┌─ INPUT MATERIAL

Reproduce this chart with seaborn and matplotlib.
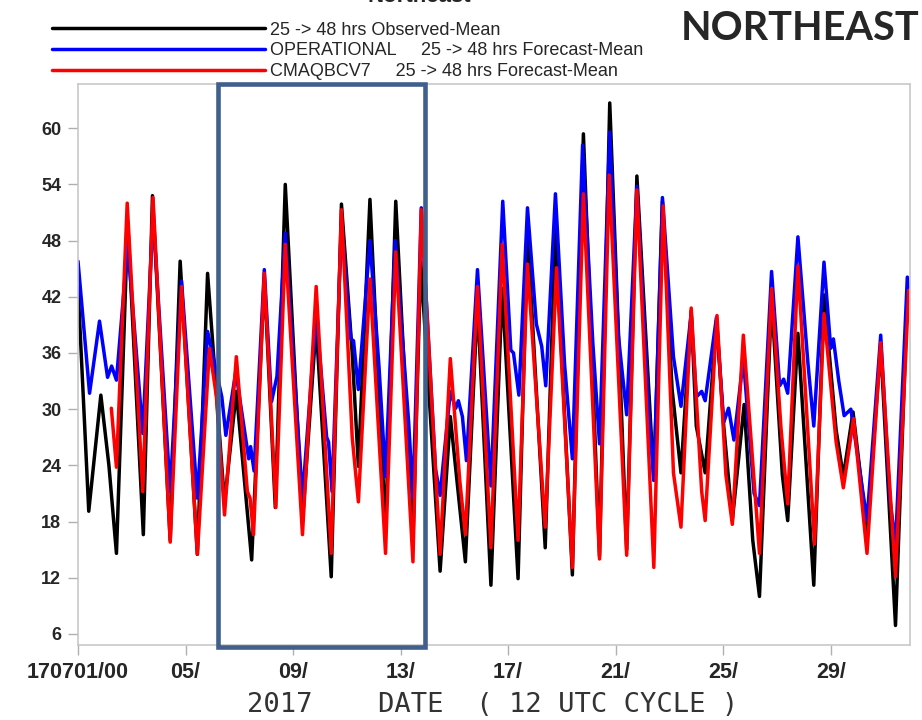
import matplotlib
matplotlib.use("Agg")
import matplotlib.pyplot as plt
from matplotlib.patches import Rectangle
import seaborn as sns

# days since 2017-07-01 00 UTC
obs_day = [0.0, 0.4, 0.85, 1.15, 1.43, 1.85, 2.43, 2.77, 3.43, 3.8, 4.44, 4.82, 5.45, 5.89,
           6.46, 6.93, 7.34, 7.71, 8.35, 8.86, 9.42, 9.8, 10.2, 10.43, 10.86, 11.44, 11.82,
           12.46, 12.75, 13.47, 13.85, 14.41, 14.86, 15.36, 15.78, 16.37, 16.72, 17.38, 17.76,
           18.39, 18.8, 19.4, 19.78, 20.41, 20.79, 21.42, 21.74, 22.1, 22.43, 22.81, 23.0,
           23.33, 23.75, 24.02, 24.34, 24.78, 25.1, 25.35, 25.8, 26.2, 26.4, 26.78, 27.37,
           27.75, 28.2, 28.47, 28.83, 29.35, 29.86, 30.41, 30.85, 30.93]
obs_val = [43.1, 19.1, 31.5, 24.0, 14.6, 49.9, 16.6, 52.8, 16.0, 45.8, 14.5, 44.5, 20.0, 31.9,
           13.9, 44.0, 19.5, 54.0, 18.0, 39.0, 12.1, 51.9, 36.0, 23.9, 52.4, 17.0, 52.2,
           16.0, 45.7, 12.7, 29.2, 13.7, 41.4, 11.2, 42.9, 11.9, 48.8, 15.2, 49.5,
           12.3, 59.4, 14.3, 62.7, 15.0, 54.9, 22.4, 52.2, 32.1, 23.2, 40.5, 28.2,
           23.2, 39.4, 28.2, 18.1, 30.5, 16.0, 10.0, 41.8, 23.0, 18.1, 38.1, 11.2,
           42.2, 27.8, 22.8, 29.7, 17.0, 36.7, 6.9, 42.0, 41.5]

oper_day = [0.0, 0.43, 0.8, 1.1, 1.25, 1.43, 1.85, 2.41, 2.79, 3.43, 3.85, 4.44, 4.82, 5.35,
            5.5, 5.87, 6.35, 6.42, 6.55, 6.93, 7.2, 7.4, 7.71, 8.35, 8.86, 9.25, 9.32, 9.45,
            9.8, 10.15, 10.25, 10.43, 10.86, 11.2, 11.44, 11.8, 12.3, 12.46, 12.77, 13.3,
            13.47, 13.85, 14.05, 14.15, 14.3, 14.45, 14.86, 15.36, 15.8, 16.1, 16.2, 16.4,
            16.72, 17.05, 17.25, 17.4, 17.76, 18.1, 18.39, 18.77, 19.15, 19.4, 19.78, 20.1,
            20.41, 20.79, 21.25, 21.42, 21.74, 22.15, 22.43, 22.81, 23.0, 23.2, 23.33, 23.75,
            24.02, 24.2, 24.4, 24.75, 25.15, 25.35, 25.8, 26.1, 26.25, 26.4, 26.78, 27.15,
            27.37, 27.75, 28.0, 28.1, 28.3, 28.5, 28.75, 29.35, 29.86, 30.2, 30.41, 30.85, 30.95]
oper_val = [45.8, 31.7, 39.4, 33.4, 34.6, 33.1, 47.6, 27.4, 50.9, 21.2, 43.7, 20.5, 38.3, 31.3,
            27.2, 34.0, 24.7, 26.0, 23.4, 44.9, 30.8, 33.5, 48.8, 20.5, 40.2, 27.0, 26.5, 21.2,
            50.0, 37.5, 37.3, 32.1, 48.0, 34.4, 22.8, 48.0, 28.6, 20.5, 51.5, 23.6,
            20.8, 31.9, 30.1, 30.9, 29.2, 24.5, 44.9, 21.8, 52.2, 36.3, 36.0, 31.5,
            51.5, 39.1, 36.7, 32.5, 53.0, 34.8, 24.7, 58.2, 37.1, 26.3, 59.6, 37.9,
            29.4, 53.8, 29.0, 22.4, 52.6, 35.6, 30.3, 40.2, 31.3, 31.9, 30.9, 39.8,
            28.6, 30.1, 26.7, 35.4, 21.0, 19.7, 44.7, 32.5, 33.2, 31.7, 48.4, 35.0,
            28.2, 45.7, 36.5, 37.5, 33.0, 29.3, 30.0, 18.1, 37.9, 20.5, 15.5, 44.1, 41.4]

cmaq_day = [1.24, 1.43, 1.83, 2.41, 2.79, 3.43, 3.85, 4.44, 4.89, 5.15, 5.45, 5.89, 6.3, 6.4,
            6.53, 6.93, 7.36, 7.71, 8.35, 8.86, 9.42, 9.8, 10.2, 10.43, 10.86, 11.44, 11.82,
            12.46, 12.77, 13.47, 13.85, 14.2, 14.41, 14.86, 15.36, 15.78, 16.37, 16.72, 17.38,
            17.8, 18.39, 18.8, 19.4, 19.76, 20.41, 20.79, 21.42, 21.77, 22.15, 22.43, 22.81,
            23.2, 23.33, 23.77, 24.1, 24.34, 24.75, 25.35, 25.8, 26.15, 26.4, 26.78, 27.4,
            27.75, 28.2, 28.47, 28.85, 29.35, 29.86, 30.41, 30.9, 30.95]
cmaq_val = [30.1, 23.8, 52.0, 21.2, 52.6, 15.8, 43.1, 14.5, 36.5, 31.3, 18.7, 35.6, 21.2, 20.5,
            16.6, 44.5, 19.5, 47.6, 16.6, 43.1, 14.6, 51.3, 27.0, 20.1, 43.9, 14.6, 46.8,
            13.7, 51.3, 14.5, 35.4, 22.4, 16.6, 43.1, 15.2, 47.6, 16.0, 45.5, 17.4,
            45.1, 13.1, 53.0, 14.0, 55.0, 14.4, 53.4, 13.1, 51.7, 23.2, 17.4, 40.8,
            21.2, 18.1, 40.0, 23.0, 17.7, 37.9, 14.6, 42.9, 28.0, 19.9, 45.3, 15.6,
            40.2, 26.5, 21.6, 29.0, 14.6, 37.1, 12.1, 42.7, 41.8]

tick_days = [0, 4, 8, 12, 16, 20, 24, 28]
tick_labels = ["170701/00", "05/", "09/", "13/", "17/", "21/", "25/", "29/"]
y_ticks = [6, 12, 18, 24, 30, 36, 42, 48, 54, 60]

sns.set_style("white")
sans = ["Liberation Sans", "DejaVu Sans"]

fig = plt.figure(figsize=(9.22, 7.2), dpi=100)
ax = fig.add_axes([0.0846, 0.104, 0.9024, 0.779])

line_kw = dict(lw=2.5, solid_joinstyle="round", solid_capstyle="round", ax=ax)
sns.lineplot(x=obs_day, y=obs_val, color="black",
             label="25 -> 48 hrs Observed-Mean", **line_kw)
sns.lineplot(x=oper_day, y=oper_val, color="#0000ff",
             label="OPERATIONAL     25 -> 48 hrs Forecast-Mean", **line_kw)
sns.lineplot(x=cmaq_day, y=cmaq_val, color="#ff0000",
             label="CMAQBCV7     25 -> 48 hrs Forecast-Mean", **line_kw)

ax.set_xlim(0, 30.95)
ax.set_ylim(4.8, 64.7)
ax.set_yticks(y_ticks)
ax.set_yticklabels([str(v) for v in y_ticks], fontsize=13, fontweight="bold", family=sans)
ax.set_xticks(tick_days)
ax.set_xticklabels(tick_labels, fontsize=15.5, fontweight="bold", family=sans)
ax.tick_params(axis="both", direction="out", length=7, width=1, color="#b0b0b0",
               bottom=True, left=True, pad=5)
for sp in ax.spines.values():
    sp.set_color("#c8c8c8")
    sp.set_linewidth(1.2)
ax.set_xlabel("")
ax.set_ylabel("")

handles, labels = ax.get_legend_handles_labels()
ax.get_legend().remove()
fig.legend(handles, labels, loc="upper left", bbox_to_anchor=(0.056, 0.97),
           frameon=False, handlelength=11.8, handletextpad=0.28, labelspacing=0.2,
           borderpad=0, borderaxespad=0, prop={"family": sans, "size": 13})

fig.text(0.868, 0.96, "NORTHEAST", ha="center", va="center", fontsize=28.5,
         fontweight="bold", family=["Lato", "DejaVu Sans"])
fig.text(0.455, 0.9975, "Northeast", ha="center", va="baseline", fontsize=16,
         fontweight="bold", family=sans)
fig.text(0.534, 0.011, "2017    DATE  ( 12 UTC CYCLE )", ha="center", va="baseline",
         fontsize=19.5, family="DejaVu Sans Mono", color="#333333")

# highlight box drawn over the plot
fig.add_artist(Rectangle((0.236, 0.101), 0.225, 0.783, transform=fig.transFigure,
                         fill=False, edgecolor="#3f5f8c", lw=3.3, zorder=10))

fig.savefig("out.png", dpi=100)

└─
┌─ INPUT MATERIAL

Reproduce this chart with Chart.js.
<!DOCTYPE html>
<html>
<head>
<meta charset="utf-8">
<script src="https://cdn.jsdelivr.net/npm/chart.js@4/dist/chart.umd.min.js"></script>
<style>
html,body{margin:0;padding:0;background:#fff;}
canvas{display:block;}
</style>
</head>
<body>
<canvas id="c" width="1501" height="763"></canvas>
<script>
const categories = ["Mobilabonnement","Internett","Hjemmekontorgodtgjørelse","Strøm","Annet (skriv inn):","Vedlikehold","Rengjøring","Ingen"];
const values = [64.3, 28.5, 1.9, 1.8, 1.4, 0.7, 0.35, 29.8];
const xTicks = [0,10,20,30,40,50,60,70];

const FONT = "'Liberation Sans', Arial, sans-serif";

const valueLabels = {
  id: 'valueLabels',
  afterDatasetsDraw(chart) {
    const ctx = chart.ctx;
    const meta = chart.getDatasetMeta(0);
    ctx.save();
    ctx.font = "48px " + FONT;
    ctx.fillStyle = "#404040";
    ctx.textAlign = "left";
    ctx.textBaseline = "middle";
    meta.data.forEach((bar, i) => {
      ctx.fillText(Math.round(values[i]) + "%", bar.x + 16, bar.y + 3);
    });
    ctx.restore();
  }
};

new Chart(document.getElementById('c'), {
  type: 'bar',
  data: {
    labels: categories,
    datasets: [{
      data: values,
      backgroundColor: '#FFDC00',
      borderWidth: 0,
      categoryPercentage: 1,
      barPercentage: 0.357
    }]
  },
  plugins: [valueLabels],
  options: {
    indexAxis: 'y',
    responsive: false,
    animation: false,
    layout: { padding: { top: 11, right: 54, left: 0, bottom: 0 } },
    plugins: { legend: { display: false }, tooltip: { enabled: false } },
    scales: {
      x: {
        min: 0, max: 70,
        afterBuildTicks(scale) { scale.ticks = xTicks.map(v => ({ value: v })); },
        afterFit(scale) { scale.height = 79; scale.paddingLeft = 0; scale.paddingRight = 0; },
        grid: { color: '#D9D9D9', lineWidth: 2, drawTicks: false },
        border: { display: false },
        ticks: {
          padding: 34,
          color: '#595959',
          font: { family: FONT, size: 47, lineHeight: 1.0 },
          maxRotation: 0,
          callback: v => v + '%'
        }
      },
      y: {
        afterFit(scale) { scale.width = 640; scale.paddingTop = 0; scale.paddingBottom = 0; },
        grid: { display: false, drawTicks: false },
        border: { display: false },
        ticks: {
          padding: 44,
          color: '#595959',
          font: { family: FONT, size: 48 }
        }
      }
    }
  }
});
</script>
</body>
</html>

└─

▸ **PROBLEM STATEMENT**
From the records above, transcribe exactly the lines starting at the one containing "Reproduce this chart with seaborn" and ending at the one containing "import seaborn as sns". Skip the pictures.

▸ **SOLVED PROBLEM**
Reproduce this chart with seaborn and matplotlib.
import matplotlib
matplotlib.use("Agg")
import matplotlib.pyplot as plt
from matplotlib.patches import Rectangle
import seaborn as sns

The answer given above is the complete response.